Yang jadi perkaranya adalah manakala perbaikan sistem keterwakilan ini ternyata belum mewujudkan harapan menguatnya daulat rakyat, malah justru memproduksi kegagalan/disfungsi. Apa faktanya? Rangkaian korupsi di legislatif dan eksekutif dimana-mana, dari pusat sampai pinggiran. Korupsi adalah memakan uang rakyat secara rakus untuk membesarkan perut sendiri/kelompok. Atau juga, geng politisi yang lebih sibuk menjadikan kekuasaan untuk menjaga kenyamanan diri dengan macam-macam fasilitas yang dibiayai negara sebagai prioritas berkuasa. Prosedur seperti ini tampaknya mudah sekali ditelikung oleh mereka yang sudah lebih dulu berkuasa.
Kalau kayak begini maka yang juga wajib dilihat adalah budaya berpartai yang berkaitan dengan kaderisasi, ideologisasi, dan peran sehari-hari partai terhadap konsitiuen. Apakah budaya partai itu sehat atau justru sakit. Sehat berarti partai menjadi bagian dari hidup sehari-hari konstituen atau bila sakit, justru hanya datang dengan muka manis pada saat pemilu. Jika memang sakit maka proseduralisme menjadi tidak bermakna alias tata cara mematikan arti daulat rakyat.
Gimana Dwi Grepong? Kita lanjut?
Lanjuut.
Kedua, keadilan. Keadilan berkaitan dengan bagaimana berpolitik sebagai perjuangan kolektif untuk mewujudkan keadilan dalam menegakkan daulat rakyat. Hal ini berkaitan dengan penggunaan sumberdaya kekuasaan (otoritas, anggaran, kebijakan) untuk melayani kebutuhan-kebutuhan utama yang mendesak di masyarakat. Di ruang ini, perbincangannya menjadi tidak sederhana.
Sebabnya adalah rakyat bukanlah kategori yang tidak memiliki isi identitas atau kelompok kepentingannya masing-masing. Persisnya di dalam rakyat itu ada petani, buruh, kaum miskin perkotaan, guru, prajurit, pelacur, gelandangan, kaum difabel, dan banyak lagi. Keadilan kepada siapa jika identitas rakyat sangat majemuk dan tak jarang mudah berkonflik?
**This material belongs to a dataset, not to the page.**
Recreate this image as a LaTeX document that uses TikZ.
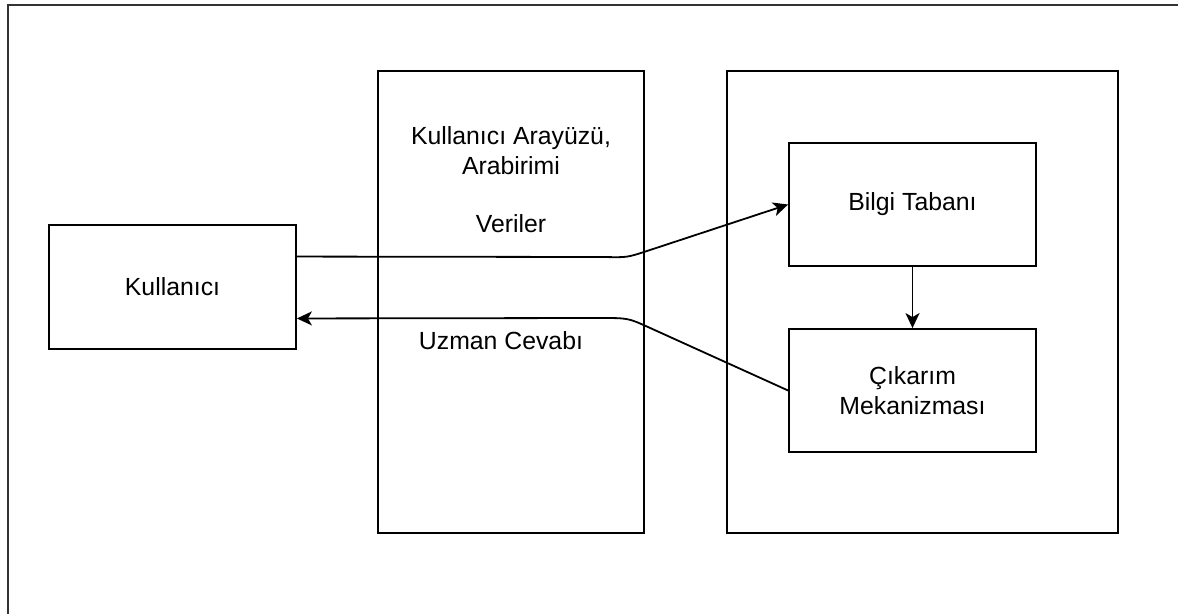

Di sinilah, partai dan politisi harus membangun prosedur juga metode yang memampukan mereka menginventrisir kebutuhan konstituen masing-masing kemudian melahirkannya ke dalam susunan program yang memampukan mereka bertindak melayani secara serius. Keadilan menjadi norma yang harus dipegang teguh agar semua lapisan konstituen mendapatkan layanan politik yang proporsional dan menjawab kebutuhan.
Pertanyaannya, sudahkah ada prosedur dan metode untuk itu? Secara teoritik, sudah banyak diketahui, tapi secara praktik, tampaknya budaya politik kita masih miskin atau lebih tepatnya masih malas-malasan. Budaya politik kita masih hidup dalam kehidupan berpartai yang dikendalikan oleh dua kekuatan: oligarki dan dinasti. Kaya di atas, sengsara di bawah. Tapi kita masih setia memberi suara.
Ketiga, kebebasan serta partisipasi. Kebebasan berkaitan dengan kehidupan politik yang memungkinkan check and balances terus terpelihara. Itu sama artinya ada ruang publik yang tercipta bagi rakyat untuk mengembangkan pilihan politik dan sikap kritis terhadap buruk laku kekuasaan.